Although Awlaki was developing relationships with various al Qaeda figures in Shabwah and elsewhere, and his status was rising within its ranks, well-connected Yemenis who had interviewed AQAP leaders told me that he was not an operational member of the group. “Anwar al Awlaki was not a leader in al Qaeda, he did not hold any official post at all,” said journalist Abdul Rezzaq al Jamal. He told me that AQAP viewed Awlaki as an ally and that “the thing that united him and al Qaeda is the hostility to the US.” Awlaki “agrees with al Qaeda in vision, rationale and strategies. The efforts that were made by Awlaki in the framework of AQAP’s work, especially in terms of recruiting in the West, were very big.”
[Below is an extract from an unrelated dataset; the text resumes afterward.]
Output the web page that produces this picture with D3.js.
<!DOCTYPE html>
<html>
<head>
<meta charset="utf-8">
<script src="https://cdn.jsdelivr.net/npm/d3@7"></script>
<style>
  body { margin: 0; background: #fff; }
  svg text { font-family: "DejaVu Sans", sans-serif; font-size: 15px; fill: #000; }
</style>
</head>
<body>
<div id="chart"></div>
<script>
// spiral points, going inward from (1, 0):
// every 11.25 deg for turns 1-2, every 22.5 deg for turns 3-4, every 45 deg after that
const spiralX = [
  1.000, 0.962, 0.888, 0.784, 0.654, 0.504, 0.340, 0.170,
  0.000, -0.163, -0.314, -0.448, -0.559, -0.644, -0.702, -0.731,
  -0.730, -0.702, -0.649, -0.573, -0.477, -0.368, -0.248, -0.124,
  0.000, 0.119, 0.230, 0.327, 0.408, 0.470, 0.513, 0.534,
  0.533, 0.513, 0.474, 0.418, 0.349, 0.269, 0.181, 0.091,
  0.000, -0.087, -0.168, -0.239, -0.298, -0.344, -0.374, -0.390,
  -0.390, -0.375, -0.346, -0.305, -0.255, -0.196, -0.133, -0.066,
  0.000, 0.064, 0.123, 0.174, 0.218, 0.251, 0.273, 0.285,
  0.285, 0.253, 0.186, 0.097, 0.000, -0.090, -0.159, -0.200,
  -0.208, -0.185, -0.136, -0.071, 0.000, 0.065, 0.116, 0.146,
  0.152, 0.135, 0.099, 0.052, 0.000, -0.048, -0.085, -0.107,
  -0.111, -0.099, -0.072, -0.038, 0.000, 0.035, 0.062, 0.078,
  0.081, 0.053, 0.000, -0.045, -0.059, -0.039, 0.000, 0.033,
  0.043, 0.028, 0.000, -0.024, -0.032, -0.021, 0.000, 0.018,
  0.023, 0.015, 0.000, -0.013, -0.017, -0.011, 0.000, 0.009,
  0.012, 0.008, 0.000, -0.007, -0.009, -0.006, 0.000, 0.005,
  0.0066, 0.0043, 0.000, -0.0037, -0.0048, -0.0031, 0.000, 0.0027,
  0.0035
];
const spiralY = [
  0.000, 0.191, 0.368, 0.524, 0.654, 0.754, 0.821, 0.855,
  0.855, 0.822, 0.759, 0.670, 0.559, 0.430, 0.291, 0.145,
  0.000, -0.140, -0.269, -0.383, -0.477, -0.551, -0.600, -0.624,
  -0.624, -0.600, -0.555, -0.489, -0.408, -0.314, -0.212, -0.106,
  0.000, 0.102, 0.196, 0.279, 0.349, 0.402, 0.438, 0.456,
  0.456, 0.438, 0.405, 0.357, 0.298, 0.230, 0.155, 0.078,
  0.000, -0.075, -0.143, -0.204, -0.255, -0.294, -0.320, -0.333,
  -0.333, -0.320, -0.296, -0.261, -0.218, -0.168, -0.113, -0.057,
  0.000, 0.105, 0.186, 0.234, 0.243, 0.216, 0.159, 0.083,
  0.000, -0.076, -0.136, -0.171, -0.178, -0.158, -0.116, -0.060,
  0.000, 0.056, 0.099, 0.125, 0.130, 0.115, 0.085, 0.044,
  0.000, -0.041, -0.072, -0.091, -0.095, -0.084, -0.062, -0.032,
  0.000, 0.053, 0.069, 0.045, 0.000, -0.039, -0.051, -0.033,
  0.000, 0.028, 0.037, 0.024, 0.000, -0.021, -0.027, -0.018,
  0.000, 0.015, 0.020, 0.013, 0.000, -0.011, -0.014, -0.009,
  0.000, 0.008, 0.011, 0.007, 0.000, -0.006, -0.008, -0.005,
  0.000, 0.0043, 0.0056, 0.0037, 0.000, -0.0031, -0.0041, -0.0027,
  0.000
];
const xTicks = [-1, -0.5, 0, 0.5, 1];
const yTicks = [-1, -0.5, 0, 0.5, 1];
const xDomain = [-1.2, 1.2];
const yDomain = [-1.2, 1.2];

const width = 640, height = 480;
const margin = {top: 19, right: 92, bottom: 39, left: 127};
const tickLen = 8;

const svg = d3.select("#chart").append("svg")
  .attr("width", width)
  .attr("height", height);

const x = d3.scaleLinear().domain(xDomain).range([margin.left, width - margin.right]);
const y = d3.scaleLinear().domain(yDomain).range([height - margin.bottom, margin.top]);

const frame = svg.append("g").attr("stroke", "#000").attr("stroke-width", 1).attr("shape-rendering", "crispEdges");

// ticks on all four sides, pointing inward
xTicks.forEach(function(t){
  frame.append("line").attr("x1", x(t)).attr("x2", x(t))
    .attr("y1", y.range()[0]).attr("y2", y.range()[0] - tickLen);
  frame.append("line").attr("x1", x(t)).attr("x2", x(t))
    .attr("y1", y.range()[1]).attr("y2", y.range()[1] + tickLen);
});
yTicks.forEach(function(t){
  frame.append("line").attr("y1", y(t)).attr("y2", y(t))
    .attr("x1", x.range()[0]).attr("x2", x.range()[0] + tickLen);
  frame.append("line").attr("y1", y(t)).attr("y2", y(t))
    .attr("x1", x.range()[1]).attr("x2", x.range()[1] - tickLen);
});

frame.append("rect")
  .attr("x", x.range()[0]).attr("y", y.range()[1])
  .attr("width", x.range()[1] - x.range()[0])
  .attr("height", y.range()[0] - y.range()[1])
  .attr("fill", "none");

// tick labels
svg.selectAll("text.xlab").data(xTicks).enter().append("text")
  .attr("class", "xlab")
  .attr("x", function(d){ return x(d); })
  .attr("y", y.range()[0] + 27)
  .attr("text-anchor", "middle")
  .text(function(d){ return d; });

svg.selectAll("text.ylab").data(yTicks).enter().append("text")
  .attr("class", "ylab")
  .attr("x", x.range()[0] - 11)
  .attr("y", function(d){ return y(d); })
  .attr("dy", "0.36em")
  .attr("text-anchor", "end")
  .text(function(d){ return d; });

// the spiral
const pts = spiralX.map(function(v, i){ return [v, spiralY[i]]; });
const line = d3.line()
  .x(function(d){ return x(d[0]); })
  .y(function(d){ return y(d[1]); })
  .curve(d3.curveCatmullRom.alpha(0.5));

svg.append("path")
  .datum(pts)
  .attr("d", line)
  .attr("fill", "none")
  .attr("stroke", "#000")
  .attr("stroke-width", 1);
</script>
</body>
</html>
Nasser Awlaki acknowledged that his son was beginning to refer to members of al Qaeda as “my brothers” in interviews, but he did not believe his son was a member of AQAP. “He never said that he was member of al Qaeda,” he told me, speculating that “maybe in ideology, maybe Anwar came to believe in some of the ideas of al Qaeda, that you cannot take back your land by peaceful means, you have to fight for it. Anybody who attacks you, you have to defend yourself.” Nasser added, “Anwar is a very courageous man. I tell you, definitely, I know my son. If he was a member of that organization, he will have no problems to say it.” After all, having already been marked for death by the United States, he had nothing to lose.

Even members of Yemen’s government were concerned that the United States was inflating Awlaki’s status as a terrorist leader. Yemen’s foreign minister, Abu Bakr al Qirbi, told reporters in Sana’a, “Anwar al-Awlaki has always been looked at as a preacher rather than a terrorist and shouldn’t be considered as a terrorist unless the Americans have evidence that he has been involved in terrorism.”
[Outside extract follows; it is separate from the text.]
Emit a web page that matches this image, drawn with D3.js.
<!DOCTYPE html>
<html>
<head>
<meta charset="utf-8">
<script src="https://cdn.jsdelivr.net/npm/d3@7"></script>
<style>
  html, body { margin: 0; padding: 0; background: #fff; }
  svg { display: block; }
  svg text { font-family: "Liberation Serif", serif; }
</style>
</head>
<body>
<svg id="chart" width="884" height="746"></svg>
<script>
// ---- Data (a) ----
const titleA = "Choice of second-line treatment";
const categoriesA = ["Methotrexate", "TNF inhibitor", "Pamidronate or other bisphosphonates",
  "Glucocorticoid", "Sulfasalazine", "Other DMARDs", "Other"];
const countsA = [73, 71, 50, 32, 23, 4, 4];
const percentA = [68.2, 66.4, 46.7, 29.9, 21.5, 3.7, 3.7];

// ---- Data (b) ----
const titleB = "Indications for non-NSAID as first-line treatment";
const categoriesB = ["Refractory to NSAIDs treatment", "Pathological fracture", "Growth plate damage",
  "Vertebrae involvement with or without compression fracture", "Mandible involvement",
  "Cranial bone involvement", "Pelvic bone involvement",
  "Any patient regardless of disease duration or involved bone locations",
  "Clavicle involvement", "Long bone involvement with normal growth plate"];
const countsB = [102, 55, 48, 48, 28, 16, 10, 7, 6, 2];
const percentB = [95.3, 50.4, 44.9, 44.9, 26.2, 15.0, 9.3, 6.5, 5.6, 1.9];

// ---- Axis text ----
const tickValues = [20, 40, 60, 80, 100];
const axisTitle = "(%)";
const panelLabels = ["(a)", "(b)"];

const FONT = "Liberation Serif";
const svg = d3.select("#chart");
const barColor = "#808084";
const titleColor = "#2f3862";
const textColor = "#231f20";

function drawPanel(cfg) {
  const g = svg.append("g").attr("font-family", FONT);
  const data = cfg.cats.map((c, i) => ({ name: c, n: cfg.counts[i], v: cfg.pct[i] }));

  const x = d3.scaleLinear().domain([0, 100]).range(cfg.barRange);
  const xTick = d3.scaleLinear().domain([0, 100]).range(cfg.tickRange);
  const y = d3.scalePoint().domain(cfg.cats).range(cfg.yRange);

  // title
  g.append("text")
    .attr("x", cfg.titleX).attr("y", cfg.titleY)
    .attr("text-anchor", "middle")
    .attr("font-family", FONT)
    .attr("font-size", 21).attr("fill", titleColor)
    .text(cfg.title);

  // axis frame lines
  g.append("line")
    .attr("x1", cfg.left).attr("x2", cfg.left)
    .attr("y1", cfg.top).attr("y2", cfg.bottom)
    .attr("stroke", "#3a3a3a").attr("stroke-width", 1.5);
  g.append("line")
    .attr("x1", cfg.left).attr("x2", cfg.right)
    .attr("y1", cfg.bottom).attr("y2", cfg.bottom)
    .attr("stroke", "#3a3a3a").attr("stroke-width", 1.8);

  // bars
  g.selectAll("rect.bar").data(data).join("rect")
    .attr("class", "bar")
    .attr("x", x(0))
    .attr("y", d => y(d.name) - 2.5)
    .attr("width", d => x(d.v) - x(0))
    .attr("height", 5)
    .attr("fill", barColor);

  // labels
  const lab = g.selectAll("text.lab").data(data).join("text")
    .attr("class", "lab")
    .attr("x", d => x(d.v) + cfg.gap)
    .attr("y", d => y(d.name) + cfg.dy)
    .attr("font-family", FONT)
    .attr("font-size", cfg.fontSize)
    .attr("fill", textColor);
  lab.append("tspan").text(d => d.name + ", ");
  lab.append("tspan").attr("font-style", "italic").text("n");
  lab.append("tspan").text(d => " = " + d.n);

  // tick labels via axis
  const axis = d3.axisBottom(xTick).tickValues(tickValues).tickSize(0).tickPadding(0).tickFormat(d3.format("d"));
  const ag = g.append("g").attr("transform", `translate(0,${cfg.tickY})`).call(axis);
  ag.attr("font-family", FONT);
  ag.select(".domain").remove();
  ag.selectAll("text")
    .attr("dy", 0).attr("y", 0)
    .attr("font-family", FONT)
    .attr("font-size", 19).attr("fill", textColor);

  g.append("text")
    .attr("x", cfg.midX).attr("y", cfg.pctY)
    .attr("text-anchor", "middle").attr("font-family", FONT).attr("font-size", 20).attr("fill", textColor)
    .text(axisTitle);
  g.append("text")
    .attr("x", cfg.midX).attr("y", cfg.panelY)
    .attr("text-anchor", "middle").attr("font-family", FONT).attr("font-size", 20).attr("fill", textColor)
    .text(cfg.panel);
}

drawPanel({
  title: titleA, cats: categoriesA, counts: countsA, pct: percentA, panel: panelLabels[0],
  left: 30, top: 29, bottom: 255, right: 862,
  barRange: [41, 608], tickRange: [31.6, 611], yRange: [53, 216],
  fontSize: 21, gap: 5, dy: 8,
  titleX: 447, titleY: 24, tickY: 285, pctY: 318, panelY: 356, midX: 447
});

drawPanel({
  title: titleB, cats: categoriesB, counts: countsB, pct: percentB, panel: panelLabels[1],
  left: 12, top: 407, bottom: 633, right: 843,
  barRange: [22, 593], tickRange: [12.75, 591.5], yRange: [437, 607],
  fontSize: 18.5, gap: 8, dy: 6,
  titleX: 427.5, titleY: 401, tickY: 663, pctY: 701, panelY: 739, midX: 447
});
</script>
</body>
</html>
Awlaki had not been charged with any crimes by the US government. Nor had the Americans publicly offered any evidence that Awlaki was the AQAP ringleader they made him out to be. Awlaki’s case would cut to the heart of one of the key questions raised by the increasing role targeted assassinations were playing in US foreign policy: Could the American government assassinate it own citizens without due process?